Are your cats soulmates? Do they love snuggling up together and do they almost always get along well? Then a move to a new home will not normally cause any problems. It is different if the two have always seemed to tolerate rather than love each other up to now. In this case, each of them will first try to stake out its territory and might even have its eye on claiming everything for itself right from the start. In this and in some other cases it may be necessary to temporarily separate the cats by giving one of them a room of their own with all its belongings. Only when the quarrelsome cats have calmed down again and no longer attack each other as soon as the door is opened, should they be kept together again. This can take a few days, and sometimes even weeks. Patience is key here. It is sometimes advisable to swap their territories to ensure that they are on an equal footing.
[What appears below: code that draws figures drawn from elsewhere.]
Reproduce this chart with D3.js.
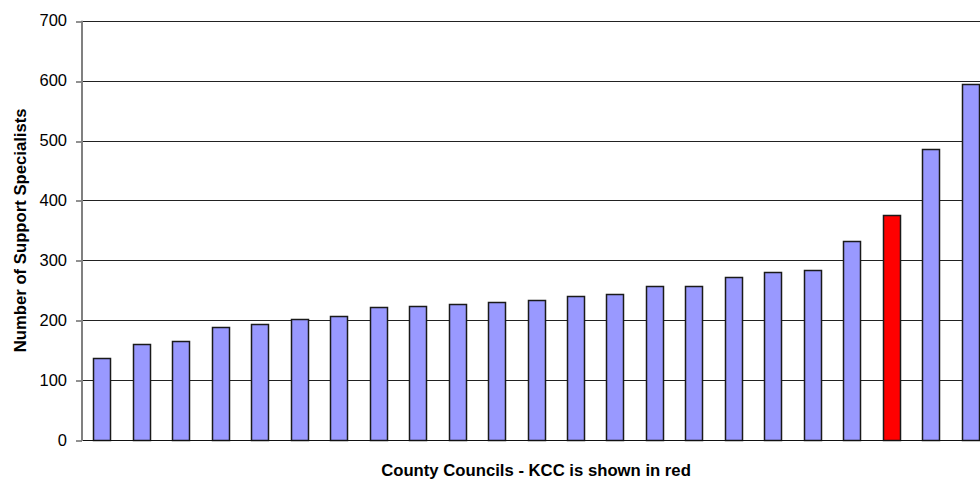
<!DOCTYPE html>
<html>
<head>
<meta charset="utf-8">
<script src="https://cdn.jsdelivr.net/npm/d3@7"></script>
<style>
  html, body { margin: 0; padding: 0; background: #fff; }
  svg { display: block; }
  text { font-family: "Liberation Sans", Arial, sans-serif; fill: #000; }
</style>
</head>
<body>
<svg id="chart" width="980" height="481"></svg>
<script>
// Data
const councils = ["C1","C2","C3","C4","C5","C6","C7","C8","C9","C10","C11","C12","C13","C14","C15","C16","C17","C18","C19","C20","KCC","C22","C23"];
const specialists = [137,161,166,188,193,202,207,222,224,227,231,233,241,243,257,257,272,280,284,332,376,486,595];
const highlight = "KCC";
const yTicks = [0,100,200,300,400,500,600,700];
const xTitle = "County Councils - KCC is shown in red";
const yTitle = "Number of Support Specialists";

(function () {
const svg = d3.select("#chart");
const pLeft = 82, pRight = 990, pTop = 20.7, pBottom = 440;

const x = d3.scaleBand().domain(councils).range([pLeft, pRight]).paddingInner(0.57).paddingOuter(0.285);
const y = d3.scaleLinear().domain([0, 700]).range([pBottom, pTop]);

const crisp = v => Math.round(v) + 0.5;

// Gridlines
svg.append("g").selectAll("line").data(yTicks.filter(d => d > 0)).join("line")
  .attr("x1", pLeft).attr("x2", 980)
  .attr("y1", d => crisp(y(d))).attr("y2", d => crisp(y(d)))
  .attr("stroke", "#222").attr("stroke-width", 1);

// Y axis with ticks
const yAxis = d3.axisLeft(y).tickValues(yTicks).tickSize(6).tickPadding(9).tickFormat(d3.format("d"));
const gy = svg.append("g").attr("transform", `translate(${pLeft},0)`).call(yAxis);
gy.select(".domain").remove();
gy.selectAll(".tick line").attr("stroke", "#222").attr("transform", d => `translate(0,${crisp(y(d)) - y(d)})`);
gy.selectAll(".tick text").attr("font-size", "16.5px").attr("font-family", "Liberation Sans, Arial, sans-serif").attr("fill", "#000");

// Bars
svg.append("g").selectAll("rect").data(councils).join("rect")
  .attr("x", d => Math.round(x(d)) + 0.5)
  .attr("y", (d, i) => Math.round(y(specialists[i])) + 0.5)
  .attr("width", Math.round(x.bandwidth()))
  .attr("height", (d, i) => pBottom - Math.round(y(specialists[i])))
  .attr("fill", d => d === highlight ? "#FF0000" : "#9999FF")
  .attr("stroke", "#1a1a1a").attr("stroke-width", 1.5);

// Axis lines
svg.append("line").attr("x1", pLeft).attr("x2", 980).attr("y1", crisp(pBottom)).attr("y2", crisp(pBottom))
  .attr("stroke", "#111").attr("stroke-width", 1);
svg.append("line").attr("x1", pLeft).attr("x2", pLeft).attr("y1", pTop).attr("y2", pBottom + 1)
  .attr("stroke", "#808080").attr("stroke-width", 2);

// Titles
svg.append("text").attr("x", (pLeft + pRight) / 2).attr("y", 476).attr("text-anchor", "middle")
  .attr("font-size", "16.7px").attr("font-weight", "bold").text(xTitle);
svg.append("text").attr("transform", `translate(26,${(pTop + pBottom) / 2}) rotate(-90)`).attr("text-anchor", "middle")
  .attr("font-size", "16.7px").attr("font-weight", "bold").text(yTitle);
})();
</script>
</body>
</html>
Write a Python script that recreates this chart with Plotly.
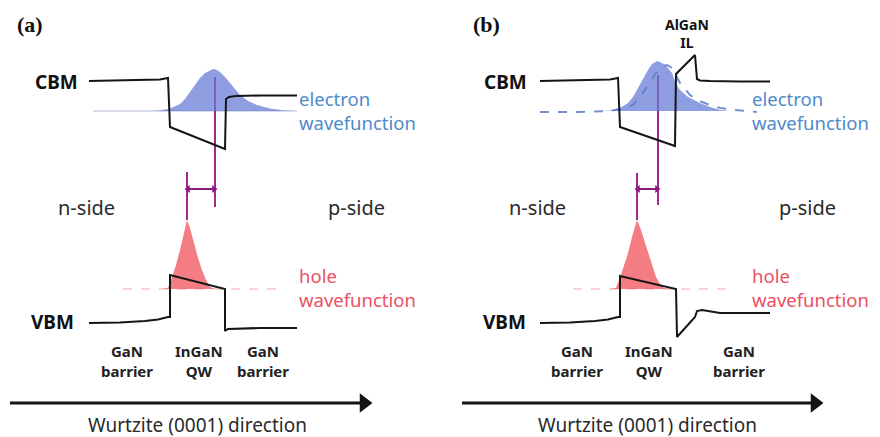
import plotly.graph_objects as go

# ---------------- data (schematic positions in picture units) ----------------
# Panel (a)
cbm_a_x = [89, 130, 160, 168, 170, 225, 226, 229, 236, 260, 297]
cbm_a_y = [81, 80.5, 79.5, 78, 127, 149, 99, 97, 96, 95.5, 95.5]
vbm_a_x = [89, 120, 145, 158, 168, 170, 170, 225, 225, 228, 260, 297]
vbm_a_y = [323, 322.5, 321, 319.5, 317, 317, 275, 289, 331, 329, 328, 328]

elec_a_x = [150, 160, 170, 180, 185, 190, 195, 200, 205, 210, 213, 216, 220, 225, 230, 235, 240, 248, 257, 270, 285, 297]
elec_a_y = [111, 110.5, 108.5, 104, 99, 92, 84, 78, 73, 70, 69, 69.5, 72, 77, 83, 90, 95, 101, 105, 108.5, 110.5, 111]
hole_a_x = [162, 168, 172, 176, 180, 184, 187, 190, 194, 198, 202, 206, 210, 215, 220]
hole_a_y = [289, 288, 277, 265, 250, 232, 220, 228, 243, 258, 270, 280, 287, 289, 289]

# Panel (b)
cbm_b_x = [540, 580, 610, 618, 620, 675, 676, 676, 695, 697, 700, 710, 740, 770]
cbm_b_y = [81, 80.5, 79.5, 78, 127, 146, 77, 74, 55, 79, 80.5, 81, 81.5, 81.5]
vbm_b_x = [540, 570, 595, 608, 618, 620, 620, 676, 677, 695, 697, 702, 720, 770]
vbm_b_y = [323, 322.5, 321, 319.5, 317, 317, 276, 289, 337, 317, 311, 310, 313, 313]

elec_b_x = [600, 610, 620, 628, 633, 638, 643, 648, 652, 657, 662, 667, 672, 676, 680, 688, 700, 710, 720, 730]
elec_b_y = [111, 110.5, 108, 103, 97, 88, 78, 70, 64, 61, 63, 67, 73, 84, 90, 97, 103, 107, 110, 111]
elec_b_ref_x = [540, 580, 610, 625, 633, 640, 647, 653, 658, 663, 667, 672, 680, 690, 697, 710, 720, 735, 757]
elec_b_ref_y = [112, 112, 111, 108, 105, 97, 87, 78, 70, 66, 65, 68, 83, 95, 100, 105, 108, 110, 112]
hole_b_x = [610, 616, 620, 624, 628, 632, 635, 637, 640, 644, 648, 652, 656, 660, 664, 670]
hole_b_y = [289, 288, 278, 266, 253, 237, 225, 220, 227, 240, 253, 266, 277, 284, 288, 289]

# wavefunction baselines (faint)
base_e_a = ([93, 297], [111, 111])
base_h_a = ([123, 278], [289, 289])
base_h_b = ([573, 735], [289, 289])

# electron/hole peak markers and the separation arrow
peak_e_x = [215, 658]
peak_e_top = [77, 75]
peak_e_bot = [207, 205]
peak_h_x = [187, 637]
peak_h_top = [172, 173]
peak_h_bot = [220, 220]
sep_y = [189, 189]

# direction arrow
dir_x0 = [10, 462]
dir_x1 = [372, 823]
dir_y = 403

# text
panel_tags = ["(a)", "(b)"]
tag_pos = [(30, 24), (486, 24)]
cbm_pos = [(56, 82), (505, 82)]
vbm_pos = [(52, 322), (504, 322)]
side_labels = ["n-side", "p-side"]
side_pos = [[(86, 207), (356, 207)], [(537, 207), (807, 207)]]
layer_labels = ["GaN<br>barrier", "InGaN<br>QW", "GaN<br>barrier"]
layer_x = [[127, 199, 263], [577, 649, 739]]
layer_y = 361
wf_x = [297, 750]
elec_label = "electron<br>wavefunction"
hole_label = "hole<br>wavefunction"
dir_text = "Wurtzite (0001) direction"
dir_text_x = [197, 647]

# ---------------- styles ----------------
BLACK = "#151515"
PURPLE = "#A0288F"
ARROW_P = "#8B1A7C"
E_FILL = "rgba(100,120,212,0.72)"
H_FILL = "rgba(240,88,95,0.78)"
E_TXT = "#4F8AC9"
H_TXT = "#EC4F63"
SANS = "Noto Sans, Open Sans, DejaVu Sans, sans-serif"
PAGE_OFFSET = 8  # default body margin of the html page

fig = go.Figure()

def line(x, y, color, width=2, dash=None):
    fig.add_trace(go.Scatter(x=x, y=y, mode="lines", hoverinfo="skip",
                             line=dict(color=color, width=width, dash=dash)))

def fill(x, y, color):
    fig.add_trace(go.Scatter(x=x, y=y, mode="lines", fill="toself", fillcolor=color,
                             hoverinfo="skip", line=dict(width=0, color=color)))

# faint baselines
line(*base_e_a, "rgba(170,180,210,0.6)", 1.5)
line(*base_h_a, "rgba(240,150,160,0.55)", 1.5, "dash")
line(*base_h_b, "rgba(240,150,160,0.55)", 1.5, "dash")

# purple peak markers (under fills)
for i in range(2):
    line([peak_e_x[i], peak_e_x[i]], [peak_e_top[i], peak_e_bot[i]], PURPLE, 2)
    line([peak_h_x[i], peak_h_x[i]], [peak_h_top[i], peak_h_bot[i]], PURPLE, 2)

# wavefunctions
fill(elec_a_x, elec_a_y, E_FILL)
fill(hole_a_x, hole_a_y, H_FILL)
fill(elec_b_x, elec_b_y, E_FILL)
fill(hole_b_x, hole_b_y, H_FILL)
line(elec_b_ref_x, elec_b_ref_y, "rgba(95,125,200,0.85)", 2, "dash")

# band edges
line(cbm_a_x, cbm_a_y, BLACK, 2)
line(vbm_a_x, vbm_a_y, BLACK, 2)
line(cbm_b_x, cbm_b_y, BLACK, 2)
line(vbm_b_x, vbm_b_y, BLACK, 2)

# separation arrows
for i in range(2):
    xs = [peak_h_x[i] + 1, peak_e_x[i] - 1]
    fig.add_trace(go.Scatter(x=xs, y=sep_y, mode="lines+markers", hoverinfo="skip",
                             line=dict(color=ARROW_P, width=2),
                             marker=dict(symbol=["triangle-left", "triangle-right"], size=7,
                                         color=ARROW_P)))

# direction arrows
for i in range(2):
    line([dir_x0[i], dir_x1[i] - 10], [dir_y, dir_y], BLACK, 3)
    fig.add_trace(go.Scatter(x=[dir_x1[i] - 8], y=[dir_y], mode="markers", hoverinfo="skip",
                             marker=dict(symbol="triangle-right", size=17, color=BLACK,
                                         line=dict(width=0))))

def text(x, y, s, size, color="#111", bold=False, family=SANS, anchor="center"):
    fig.add_annotation(x=x, y=y, text=f"<b>{s}</b>" if bold else s, showarrow=False,
                       xanchor=anchor, yanchor="middle", align=anchor,
                       font=dict(size=size, color=color, family=family))

for i in range(2):
    text(*tag_pos[i], panel_tags[i], 22, "#111", True, "Liberation Serif, DejaVu Serif, serif")
    text(*cbm_pos[i], "CBM", 19, "#111", True)
    text(*vbm_pos[i], "VBM", 19, "#111", True)
    for j in range(2):
        text(*side_pos[i][j], side_labels[j], 20, "#2a2a2a")
    for j in range(3):
        fig.add_annotation(x=layer_x[i][j], y=layer_y, text=f"<b>{layer_labels[j]}</b>",
                           showarrow=False, xanchor="center", yanchor="middle",
                           font=dict(size=15, color="#222", family=SANS))
    text(wf_x[i], 110, elec_label, 18.5, E_TXT, anchor="left")
    text(wf_x[i], 287, hole_label, 18.5, H_TXT, anchor="left")
    text(dir_text_x[i], 425, dir_text, 19, "#2a2a2a")

fig.add_annotation(x=687, y=33, text="<b>AlGaN<br>IL</b>", showarrow=False,
                   xanchor="center", yanchor="middle",
                   font=dict(size=14, color="#111", family=SANS))

W, H = 880, 437
fig.update_layout(
    width=W, height=H, margin=dict(l=0, r=0, t=0, b=0),
    paper_bgcolor="white", plot_bgcolor="white", showlegend=False,
    xaxis=dict(range=[PAGE_OFFSET, W + PAGE_OFFSET], visible=False, fixedrange=True),
    yaxis=dict(range=[H + PAGE_OFFSET, PAGE_OFFSET], visible=False, fixedrange=True),
)

fig.write_html("out.html")
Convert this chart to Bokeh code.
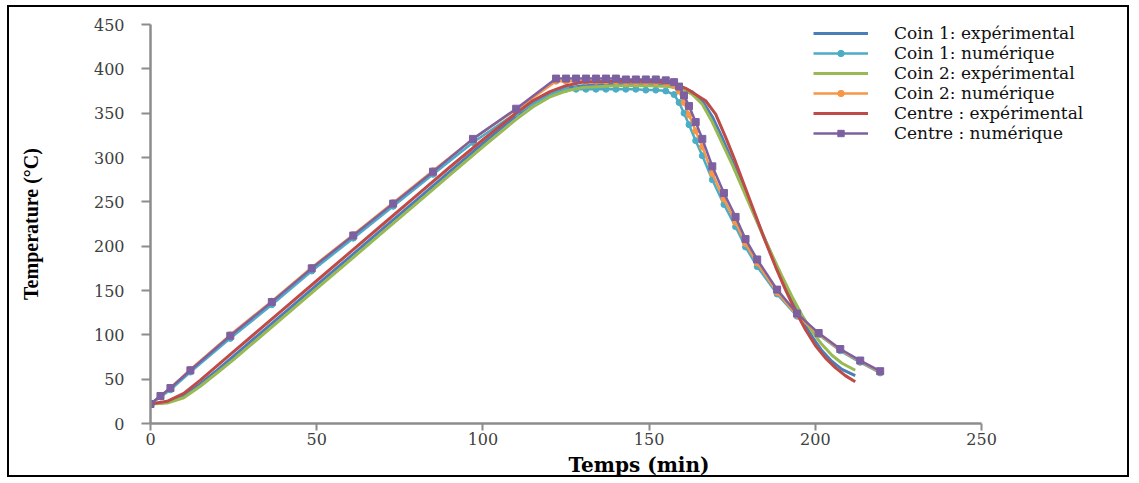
from bokeh.plotting import figure
from bokeh.models import Legend, LegendItem, FixedTicker
from bokeh.embed import file_html
from bokeh.resources import INLINE

# ---- data ----
t_c1_exp = [0,5,10,15,20,25,30,40,50,60,70,80,90,100,110,115,120,125,130,140,150,156,160,163,166,169,172,175,178,181,184,187,190,193,196,199,202,205,208,212]
T_c1_exp = [22,24,31,45,60,76,92,124,156,188,220,252,284,316,347,361,371,378,381,383,383,382,379,374,364,346,322,296,269,242,215,189,163,139,117,98,82,70,61,54]

t_c2_exp = [0,5,10,15,20,25,30,40,50,60,70,80,90,100,110,115,120,125,130,140,150,156,160,163,166,169,172,175,178,181,184,187,190,193,196,199,202,205,208,212]
T_c2_exp = [22,23,29,42,57,72,88,120,152,184,216,248,280,312,343,357,368,375,379,381,381,380,377,371,360,340,316,292,266,240,214,190,166,143,122,104,89,77,68,60]

t_ce_exp = [0,5,10,15,20,25,30,40,50,60,70,80,90,100,110,115,120,125,130,140,150,157,161,164,167,170,173,176,179,182,185,188,191,194,197,200,203,206,209,212]
T_ce_exp = [22,25,34,49,65,81,97,129,161,193,225,257,289,320,350,364,374,381,385,386,386,384,378,371,364,349,323,295,265,235,205,177,151,127,106,88,74,63,54,47]

t_num = [0,3,6,12,24,36.5,48.5,61,73,85,97,110,122,125,128,131,134,137,140,143,146,149,152,155,157.5,159,160.5,162,164,166,169,172.5,176,179,182.5,188.5,194.5,201,207.5,213.5,219.5]
T_c1_num = [22,30,38,58,96,134,172,209,245,281,317,350,374,377,377,377,377,377,377,377,377,376,376,375,371,362,350,337,319,302,275,247,222,199,177,146,121,100,82,69,57]
T_c2_num = [22,31,40,61,100,138,176,213,249,285,321,354,386,386,386,386,386,386,386,385,385,385,385,384,381,375,362,348,330,312,282,253,227,203,181,148,122,101,83,70,58]
T_ce_num = [22,31,40,60,99,137,175,212,248,284,321,355,389,389,389,389,389,389,389,388,388,388,388,387,385,380,370,358,340,321,290,260,233,208,185,151,124,102,84,71,59]

labels = ["Coin 1: expérimental", "Coin 1: numérique", "Coin 2: expérimental",
          "Coin 2: numérique", "Centre : expérimental", "Centre : numérique"]
x_ticks = [0, 50, 100, 150, 200, 250]
y_ticks = [0, 50, 100, 150, 200, 250, 300, 350, 400, 450]

BLUE, CYAN, GREEN, ORANGE, RED, PURPLE = "#4A7EBB", "#4BACC6", "#98B954", "#F79646", "#BE4B48", "#7D60A0"

# frame spans 150..1127 px, axis 0..250 spans 150..981 px
p = figure(width=1122, height=472, output_backend="svg", toolbar_location=None,
           x_range=(0, 293.9), y_range=(0, 450),
           min_border_left=141, min_border_right=4, min_border_top=17, min_border_bottom=56)
p.styles = {"border": "2px solid black", "margin-left": "7px", "margin-top": "5px"}
p.outline_line_color = None
p.xgrid.visible = False
p.ygrid.visible = False

items = []
r1 = p.line(t_c1_exp, T_c1_exp, line_color=BLUE, line_width=3)
items.append(LegendItem(label=labels[0], renderers=[r1]))
r2 = p.line(t_num, T_c1_num, line_color=CYAN, line_width=2.5)
s2 = p.scatter(t_num, T_c1_num, marker="circle", size=6, color=CYAN)
items.append(LegendItem(label=labels[1], renderers=[r2, s2]))
r3 = p.line(t_c2_exp, T_c2_exp, line_color=GREEN, line_width=3)
items.append(LegendItem(label=labels[2], renderers=[r3]))
r4 = p.line(t_num, T_c2_num, line_color=ORANGE, line_width=2.5)
s4 = p.scatter(t_num, T_c2_num, marker="circle", size=6, color=ORANGE)
items.append(LegendItem(label=labels[3], renderers=[r4, s4]))
r5 = p.line(t_ce_exp, T_ce_exp, line_color=RED, line_width=3)
items.append(LegendItem(label=labels[4], renderers=[r5]))
r6 = p.line(t_num, T_ce_num, line_color=PURPLE, line_width=2.5)
s6 = p.scatter(t_num, T_ce_num, marker="square", size=7, color=PURPLE)
items.append(LegendItem(label=labels[5], renderers=[r6, s6]))

legend = Legend(items=items, location=(663, 280))
legend.background_fill_alpha = 0
legend.border_line_alpha = 0
legend.padding = 0
legend.margin = 0
legend.spacing = -5
legend.glyph_width = 55
legend.glyph_height = 16
legend.label_height = 16
legend.label_standoff = 26
legend.label_text_font = "DejaVu Serif"
legend.label_text_font_size = "17px"
legend.label_text_color = "#111111"
p.add_layout(legend, "center")

for ax in (p.xaxis[0], p.yaxis[0]):
    ax.axis_line_color = "#8C8C8C"
    ax.axis_line_width = 2.5
    ax.major_tick_line_color = "#8C8C8C"
    ax.major_tick_line_width = 2
    ax.major_tick_in = 0
    ax.minor_tick_line_color = None
    ax.major_label_text_font = "DejaVu Serif"
    ax.major_label_text_font_size = "16px"
    ax.major_label_text_color = "#404040"

p.xaxis[0].bounds = (0, 250)
p.xaxis[0].ticker = FixedTicker(ticks=x_ticks)
p.yaxis[0].ticker = FixedTicker(ticks=y_ticks)
p.xaxis[0].major_tick_out = 7
p.yaxis[0].major_tick_out = 9
p.xaxis[0].major_label_standoff = 2
p.yaxis[0].major_label_standoff = 17

p.xaxis[0].axis_label = "Temps (min)"
p.xaxis[0].axis_label_text_font = "DejaVu Serif"
p.xaxis[0].axis_label_text_font_style = "bold"
p.xaxis[0].axis_label_text_font_size = "20px"
p.xaxis[0].axis_label_text_color = "#000000"
p.xaxis[0].axis_label_standoff = 5

p.yaxis[0].axis_label = "Temperature (°C)"
p.yaxis[0].axis_label_text_font = "Liberation Serif"
p.yaxis[0].axis_label_text_font_style = "bold"
p.yaxis[0].axis_label_text_font_size = "20px"
p.yaxis[0].axis_label_text_color = "#000000"
p.yaxis[0].axis_label_standoff = 49

open("out.html", "w").write(file_html(p, INLINE))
Should I intervene when my cats fight?

Hissing, screeching, scratching and biting are all part of the language of cats. Even though this may appear rather ferocious to us, there is no need to intervene during a brief confrontation. But if one of the cats is clearly losing the fight, is frightened and has no means of escape, you should step in! It is, however, too dangerous to intervene directly in the fight. Clap your hands, shout, use a cushion or make a loud noise by throwing a suitable object onto the floor near the cats. Sometimes a jet of water from a flower sprayer will also help. As soon as your two pets let go of each other, grab one of them and put it in a separate room. Just like when two cats are reunited, it may be necessary to let them gradually get used to one another again over an extended period of time. Try to identify and eliminate the cause of the disagreement. However, do not reunite the cats too soon. Observe the situation and try to establish positive associations, for example by rewarding both cats with treats when they look at each other through a gap in the door or a grate. With plenty of patience and some specific measures, it is almost always possible for the two cats to live together in peace. However, if one of them has been suffering for months on end and there is no chance of improvement in sight, the last resort may be to give one of the animals away.